• [STATED TASK]: Repeat exactly the lines of the listing below, please, starting with the first and ending with the line containing "tietokannat\\ - tiedustelutiedot\\"; leave out the rest.

===

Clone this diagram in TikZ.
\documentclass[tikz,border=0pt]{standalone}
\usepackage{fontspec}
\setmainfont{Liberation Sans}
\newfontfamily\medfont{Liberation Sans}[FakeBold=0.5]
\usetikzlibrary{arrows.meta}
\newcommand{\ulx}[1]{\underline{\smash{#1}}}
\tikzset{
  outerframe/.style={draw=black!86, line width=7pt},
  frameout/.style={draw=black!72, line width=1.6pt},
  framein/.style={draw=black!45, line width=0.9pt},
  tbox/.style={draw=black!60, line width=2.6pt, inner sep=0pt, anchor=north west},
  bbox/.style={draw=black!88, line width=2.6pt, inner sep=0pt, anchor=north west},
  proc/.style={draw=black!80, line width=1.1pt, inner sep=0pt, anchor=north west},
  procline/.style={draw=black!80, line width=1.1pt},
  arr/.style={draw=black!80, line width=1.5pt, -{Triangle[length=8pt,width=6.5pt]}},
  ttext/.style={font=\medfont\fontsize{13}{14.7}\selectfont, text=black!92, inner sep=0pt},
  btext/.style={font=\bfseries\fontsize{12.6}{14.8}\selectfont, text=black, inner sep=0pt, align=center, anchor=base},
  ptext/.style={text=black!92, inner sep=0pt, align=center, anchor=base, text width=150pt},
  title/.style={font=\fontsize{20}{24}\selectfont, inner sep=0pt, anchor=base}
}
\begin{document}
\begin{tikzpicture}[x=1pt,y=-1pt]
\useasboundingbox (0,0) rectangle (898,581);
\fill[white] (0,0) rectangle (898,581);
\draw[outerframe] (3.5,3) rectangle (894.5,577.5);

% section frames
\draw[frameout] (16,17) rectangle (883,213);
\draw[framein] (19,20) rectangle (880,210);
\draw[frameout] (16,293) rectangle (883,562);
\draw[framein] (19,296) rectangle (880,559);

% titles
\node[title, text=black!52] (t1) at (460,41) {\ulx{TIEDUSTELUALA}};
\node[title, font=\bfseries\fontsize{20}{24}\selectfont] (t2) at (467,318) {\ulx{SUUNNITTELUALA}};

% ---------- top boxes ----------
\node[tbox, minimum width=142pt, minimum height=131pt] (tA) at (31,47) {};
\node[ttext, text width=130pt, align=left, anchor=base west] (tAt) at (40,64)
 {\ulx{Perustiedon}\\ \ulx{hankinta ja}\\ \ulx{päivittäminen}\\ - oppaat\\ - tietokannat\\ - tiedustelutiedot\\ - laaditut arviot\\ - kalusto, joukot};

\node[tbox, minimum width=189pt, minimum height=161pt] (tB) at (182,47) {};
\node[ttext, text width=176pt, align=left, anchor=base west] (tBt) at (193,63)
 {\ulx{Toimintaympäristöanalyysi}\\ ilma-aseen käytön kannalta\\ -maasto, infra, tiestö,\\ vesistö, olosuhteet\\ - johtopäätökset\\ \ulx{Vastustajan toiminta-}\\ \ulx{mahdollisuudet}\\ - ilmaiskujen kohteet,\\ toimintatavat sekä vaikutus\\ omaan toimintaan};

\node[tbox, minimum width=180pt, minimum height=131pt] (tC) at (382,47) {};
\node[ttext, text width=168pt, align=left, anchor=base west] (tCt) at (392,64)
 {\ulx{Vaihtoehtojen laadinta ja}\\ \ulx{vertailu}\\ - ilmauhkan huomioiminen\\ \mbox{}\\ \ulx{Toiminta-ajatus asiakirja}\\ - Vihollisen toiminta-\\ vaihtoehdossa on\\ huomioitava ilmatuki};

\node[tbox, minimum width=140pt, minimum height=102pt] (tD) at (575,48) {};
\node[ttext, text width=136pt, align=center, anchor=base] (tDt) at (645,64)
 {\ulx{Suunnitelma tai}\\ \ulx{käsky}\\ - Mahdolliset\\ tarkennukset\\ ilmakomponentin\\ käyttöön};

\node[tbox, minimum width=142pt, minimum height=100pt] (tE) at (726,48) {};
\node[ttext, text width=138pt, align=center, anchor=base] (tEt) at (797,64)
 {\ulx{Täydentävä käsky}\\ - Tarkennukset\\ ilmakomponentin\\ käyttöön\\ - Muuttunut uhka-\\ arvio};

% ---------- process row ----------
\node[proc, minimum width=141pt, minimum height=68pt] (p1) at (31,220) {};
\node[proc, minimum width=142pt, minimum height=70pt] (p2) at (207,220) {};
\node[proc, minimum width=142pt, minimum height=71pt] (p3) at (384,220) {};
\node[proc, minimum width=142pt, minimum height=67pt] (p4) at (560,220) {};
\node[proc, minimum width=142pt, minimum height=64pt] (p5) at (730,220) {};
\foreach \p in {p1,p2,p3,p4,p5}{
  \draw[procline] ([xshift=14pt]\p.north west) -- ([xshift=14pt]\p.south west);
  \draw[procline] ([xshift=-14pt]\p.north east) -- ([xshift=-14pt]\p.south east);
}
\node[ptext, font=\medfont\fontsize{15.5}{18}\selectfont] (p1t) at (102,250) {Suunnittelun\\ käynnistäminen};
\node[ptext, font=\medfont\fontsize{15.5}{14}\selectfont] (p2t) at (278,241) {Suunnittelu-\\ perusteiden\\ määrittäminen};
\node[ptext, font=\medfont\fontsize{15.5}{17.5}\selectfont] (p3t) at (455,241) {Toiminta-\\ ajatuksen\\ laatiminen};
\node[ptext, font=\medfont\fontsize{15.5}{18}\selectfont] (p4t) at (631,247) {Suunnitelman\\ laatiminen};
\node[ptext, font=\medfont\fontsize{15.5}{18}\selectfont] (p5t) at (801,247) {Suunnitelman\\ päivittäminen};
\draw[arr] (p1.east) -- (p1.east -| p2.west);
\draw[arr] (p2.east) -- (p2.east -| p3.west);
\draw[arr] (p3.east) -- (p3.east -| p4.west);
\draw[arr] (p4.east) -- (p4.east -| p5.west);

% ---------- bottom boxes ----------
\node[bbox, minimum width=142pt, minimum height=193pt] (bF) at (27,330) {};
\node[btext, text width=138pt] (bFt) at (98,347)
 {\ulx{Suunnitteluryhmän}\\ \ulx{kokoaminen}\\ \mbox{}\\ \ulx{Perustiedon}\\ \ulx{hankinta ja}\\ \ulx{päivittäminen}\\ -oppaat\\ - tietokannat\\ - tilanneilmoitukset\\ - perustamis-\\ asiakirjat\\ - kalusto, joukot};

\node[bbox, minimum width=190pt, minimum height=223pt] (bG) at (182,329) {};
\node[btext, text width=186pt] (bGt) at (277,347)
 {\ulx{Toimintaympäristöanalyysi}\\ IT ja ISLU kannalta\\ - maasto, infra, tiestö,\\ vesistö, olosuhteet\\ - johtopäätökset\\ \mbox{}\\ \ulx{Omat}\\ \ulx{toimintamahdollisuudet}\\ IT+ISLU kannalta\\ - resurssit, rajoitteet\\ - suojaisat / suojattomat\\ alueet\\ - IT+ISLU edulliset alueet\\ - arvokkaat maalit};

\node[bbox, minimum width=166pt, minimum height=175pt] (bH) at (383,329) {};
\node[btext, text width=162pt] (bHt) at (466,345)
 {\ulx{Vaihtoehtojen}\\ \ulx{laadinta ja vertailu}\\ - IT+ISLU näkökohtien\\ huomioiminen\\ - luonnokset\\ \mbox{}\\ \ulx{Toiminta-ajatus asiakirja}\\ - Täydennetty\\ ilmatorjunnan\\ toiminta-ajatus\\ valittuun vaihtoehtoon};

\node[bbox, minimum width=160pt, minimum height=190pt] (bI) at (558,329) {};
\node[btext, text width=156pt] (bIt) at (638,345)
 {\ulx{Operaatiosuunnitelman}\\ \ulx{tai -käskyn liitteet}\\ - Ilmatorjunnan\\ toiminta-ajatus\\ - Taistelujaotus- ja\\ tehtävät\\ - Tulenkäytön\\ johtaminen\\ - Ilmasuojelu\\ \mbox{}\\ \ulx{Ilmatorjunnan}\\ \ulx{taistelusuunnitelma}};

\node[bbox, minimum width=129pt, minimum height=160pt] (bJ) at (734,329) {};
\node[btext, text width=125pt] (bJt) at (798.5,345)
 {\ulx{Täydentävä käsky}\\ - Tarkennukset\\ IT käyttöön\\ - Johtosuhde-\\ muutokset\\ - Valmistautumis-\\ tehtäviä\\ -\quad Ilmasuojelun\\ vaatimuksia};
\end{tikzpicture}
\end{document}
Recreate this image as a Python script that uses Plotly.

===

• [TASK RESPONSE]:
Clone this diagram in TikZ.
\documentclass[tikz,border=0pt]{standalone}
\usepackage{fontspec}
\setmainfont{Liberation Sans}
\newfontfamily\medfont{Liberation Sans}[FakeBold=0.5]
\usetikzlibrary{arrows.meta}
\newcommand{\ulx}[1]{\underline{\smash{#1}}}
\tikzset{
  outerframe/.style={draw=black!86, line width=7pt},
  frameout/.style={draw=black!72, line width=1.6pt},
  framein/.style={draw=black!45, line width=0.9pt},
  tbox/.style={draw=black!60, line width=2.6pt, inner sep=0pt, anchor=north west},
  bbox/.style={draw=black!88, line width=2.6pt, inner sep=0pt, anchor=north west},
  proc/.style={draw=black!80, line width=1.1pt, inner sep=0pt, anchor=north west},
  procline/.style={draw=black!80, line width=1.1pt},
  arr/.style={draw=black!80, line width=1.5pt, -{Triangle[length=8pt,width=6.5pt]}},
  ttext/.style={font=\medfont\fontsize{13}{14.7}\selectfont, text=black!92, inner sep=0pt},
  btext/.style={font=\bfseries\fontsize{12.6}{14.8}\selectfont, text=black, inner sep=0pt, align=center, anchor=base},
  ptext/.style={text=black!92, inner sep=0pt, align=center, anchor=base, text width=150pt},
  title/.style={font=\fontsize{20}{24}\selectfont, inner sep=0pt, anchor=base}
}
\begin{document}
\begin{tikzpicture}[x=1pt,y=-1pt]
\useasboundingbox (0,0) rectangle (898,581);
\fill[white] (0,0) rectangle (898,581);
\draw[outerframe] (3.5,3) rectangle (894.5,577.5);

% section frames
\draw[frameout] (16,17) rectangle (883,213);
\draw[framein] (19,20) rectangle (880,210);
\draw[frameout] (16,293) rectangle (883,562);
\draw[framein] (19,296) rectangle (880,559);

% titles
\node[title, text=black!52] (t1) at (460,41) {\ulx{TIEDUSTELUALA}};
\node[title, font=\bfseries\fontsize{20}{24}\selectfont] (t2) at (467,318) {\ulx{SUUNNITTELUALA}};

% ---------- top boxes ----------
\node[tbox, minimum width=142pt, minimum height=131pt] (tA) at (31,47) {};
\node[ttext, text width=130pt, align=left, anchor=base west] (tAt) at (40,64)
 {\ulx{Perustiedon}\\ \ulx{hankinta ja}\\ \ulx{päivittäminen}\\ - oppaat\\ - tietokannat\\ - tiedustelutiedot\\ - laaditut arviot\\ - kalusto, joukot};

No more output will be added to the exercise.